Когда наступает самое темное время года, люди в Европе в центре даже совсем маленьких городков устраивают рождественский базар — торгуют всякой ерундой и сладостями, игрушками и глинтвейном, а смех и освещение раздают даром. По случаю пандемии, выскочившей из ящика Пандоры, в некоторых странах рождественские базары отменили. И тогда люди стали украшать цветными лампочками, переливающимися шарами, шестиконечными звездами, соломенными санта-клаусами и бог весть еще чем свои окна, подъезды, карнизы домов, даже велосипеды.

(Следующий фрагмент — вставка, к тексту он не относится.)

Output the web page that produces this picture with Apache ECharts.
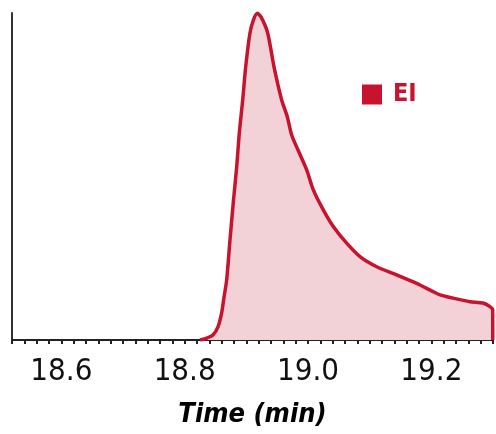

Рождественский рынок в Страсбурге, 27 ноября 2020 г.
Рождественский рынок в Страсбурге, 27 ноября 2020 г. © AP - Jean-Francois Badias
Реклама

Большая площадь не галдит, не веселится, музыка на ней не играет, но зато улочка бормочет себе под нос что-то все-таки веселое, почти праздничное.

Так устроен и язык. Пусть в большом стеклянном пузыре нам показывают клоачников, месящих своими гибкими языками политический контент — лгущих, грозящих, ворующих. Будет и на нашей улице праздник. Да он уже есть.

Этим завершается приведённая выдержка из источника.